Timing is an important factor, there was a young child was was abducted and murdered in early September 1997. Normally it would have been all over the news, but it wasn't because of the death of Princess Di
Inspector Sands14,278 posts since 25 Aug 2004
Kaplinsky posted:
Yes, I do agree with what your saying there, but Abigail Witchell's case was violent and there could be a potential mad man out there,


How many random stabbings are carried out by totally sane, non-violent people ?
Time Warp2,334 posts since 9 Apr 2005
Inspector Sands posted:
dodrade posted:

Nothing to do with TV news presentation? On the contrary it has everything to do with it. It demonstrates how the media has created a hierarchy of victimhood, with some considered more deserving than others.


It's very true.

Look at Amelie Delegranche, stabbed to death in a random attack in South West London last year. How much coverage did she get compared with Tom Brown who was randomly stabbed to death in North London in a very similar attack? Or the other stabbing on a railway station in North East London in the same week? Just a co-incidence that Amelie was a young student, french and blonde?
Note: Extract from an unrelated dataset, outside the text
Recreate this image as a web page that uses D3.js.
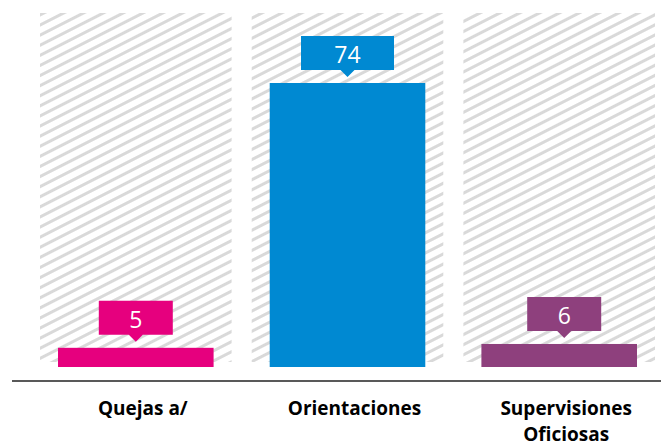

The Soham murders were also interesting in this respect. The coverage was almost blanket on some media outlets. Any co-incidence that it was summer and therefore a quiet time for news or that they were young, blonde, middle class and were wearing Manchester Utd shirts?

Timing is an important factor, there was a young child was was abducted and murdered in early September 1997. Normally it would have been all over the news, but it wasn't because of the death of Princess Di


I agree, its a very sad fact that the idea of mother and child carries n innocent kind of image with it. On the contrary, male teenagers do not and perhaps it is the people's perception that this teenager had caused or was 'asking' for trouble. Apologies if that does not make sense.
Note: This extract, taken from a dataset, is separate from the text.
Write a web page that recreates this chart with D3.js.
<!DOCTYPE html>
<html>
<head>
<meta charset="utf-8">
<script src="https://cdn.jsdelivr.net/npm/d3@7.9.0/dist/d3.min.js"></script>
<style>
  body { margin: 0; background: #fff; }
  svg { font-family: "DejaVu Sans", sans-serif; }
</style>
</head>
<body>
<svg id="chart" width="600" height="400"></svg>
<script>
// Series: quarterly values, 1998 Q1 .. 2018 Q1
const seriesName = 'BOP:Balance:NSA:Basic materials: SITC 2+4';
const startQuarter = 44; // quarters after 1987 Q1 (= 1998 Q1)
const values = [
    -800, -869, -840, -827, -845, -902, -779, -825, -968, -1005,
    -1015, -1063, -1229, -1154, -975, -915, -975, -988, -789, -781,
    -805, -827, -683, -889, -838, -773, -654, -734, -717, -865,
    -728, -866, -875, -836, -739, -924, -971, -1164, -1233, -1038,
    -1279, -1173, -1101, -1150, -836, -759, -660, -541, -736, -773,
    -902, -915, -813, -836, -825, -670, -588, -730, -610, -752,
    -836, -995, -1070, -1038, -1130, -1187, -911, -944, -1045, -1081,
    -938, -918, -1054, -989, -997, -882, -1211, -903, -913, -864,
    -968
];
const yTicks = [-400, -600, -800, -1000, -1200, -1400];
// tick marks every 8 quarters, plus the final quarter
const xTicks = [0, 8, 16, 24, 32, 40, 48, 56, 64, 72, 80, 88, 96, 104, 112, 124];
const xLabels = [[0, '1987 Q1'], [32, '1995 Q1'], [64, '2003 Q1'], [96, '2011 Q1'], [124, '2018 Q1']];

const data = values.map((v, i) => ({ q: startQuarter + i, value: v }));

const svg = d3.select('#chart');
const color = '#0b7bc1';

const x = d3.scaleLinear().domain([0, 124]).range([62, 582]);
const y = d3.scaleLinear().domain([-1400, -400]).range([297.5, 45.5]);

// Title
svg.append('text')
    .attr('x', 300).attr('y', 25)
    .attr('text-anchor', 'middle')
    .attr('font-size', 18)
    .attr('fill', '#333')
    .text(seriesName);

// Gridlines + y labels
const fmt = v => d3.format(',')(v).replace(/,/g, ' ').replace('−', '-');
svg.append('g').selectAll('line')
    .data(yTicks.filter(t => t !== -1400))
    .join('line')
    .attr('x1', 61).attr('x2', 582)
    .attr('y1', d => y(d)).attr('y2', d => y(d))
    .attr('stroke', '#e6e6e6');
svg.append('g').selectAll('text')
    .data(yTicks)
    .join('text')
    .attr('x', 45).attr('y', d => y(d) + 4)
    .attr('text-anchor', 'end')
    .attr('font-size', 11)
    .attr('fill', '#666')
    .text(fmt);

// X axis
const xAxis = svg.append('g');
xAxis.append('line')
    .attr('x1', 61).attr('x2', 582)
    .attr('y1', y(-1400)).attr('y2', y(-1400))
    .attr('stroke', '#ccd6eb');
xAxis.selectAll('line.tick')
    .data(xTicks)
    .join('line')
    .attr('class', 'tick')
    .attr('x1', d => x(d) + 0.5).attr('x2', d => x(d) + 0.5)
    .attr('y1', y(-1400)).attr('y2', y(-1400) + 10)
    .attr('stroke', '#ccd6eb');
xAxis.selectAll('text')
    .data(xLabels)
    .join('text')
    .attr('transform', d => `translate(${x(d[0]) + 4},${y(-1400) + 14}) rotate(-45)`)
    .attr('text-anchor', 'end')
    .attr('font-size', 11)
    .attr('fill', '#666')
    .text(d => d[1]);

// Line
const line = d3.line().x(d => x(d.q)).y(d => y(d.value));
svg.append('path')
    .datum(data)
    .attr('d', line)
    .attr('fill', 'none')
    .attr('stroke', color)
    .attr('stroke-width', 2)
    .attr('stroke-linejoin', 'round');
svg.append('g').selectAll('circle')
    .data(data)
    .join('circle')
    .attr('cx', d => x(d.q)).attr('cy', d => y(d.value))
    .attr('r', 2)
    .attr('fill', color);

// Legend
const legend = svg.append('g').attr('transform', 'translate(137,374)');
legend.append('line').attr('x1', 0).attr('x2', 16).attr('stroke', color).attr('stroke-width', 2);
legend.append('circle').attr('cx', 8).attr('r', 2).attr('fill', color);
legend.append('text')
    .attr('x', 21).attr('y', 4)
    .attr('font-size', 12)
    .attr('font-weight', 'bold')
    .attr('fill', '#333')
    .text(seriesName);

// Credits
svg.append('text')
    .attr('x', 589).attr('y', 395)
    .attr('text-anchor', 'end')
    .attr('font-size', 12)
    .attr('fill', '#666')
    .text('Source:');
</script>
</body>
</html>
Saying this, when victims are left in cold blood, this makes big news no matter who it is. There's the Stephen Lawrence case, a boy whose name escapes me but who was stabbed to death in North London on the stairs of a block of flats, and a schoolboy just last year who was stabbed because he wouldn't hand possessions over.

I think it is the scale of the attack which would determine making news or not- for example, if there was a punch up between an older man and a youth, this may not make big news whereas a 'random' attack on a female probably would, whatever the circumstance.
Dan1,704 posts since 15 Oct 2001
time_warp posted:
a boy whose name escapes me but who was stabbed to death in North London on the stairs of a block of flats


Damilola Taylor?
Time Warp2,334 posts since 9 Apr 2005
Dan posted:
time_warp posted:
a boy whose name escapes me but who was stabbed to death in North London on the stairs of a block of flats


Damilola Taylor?


that's him. sorry, i should have remembered his name.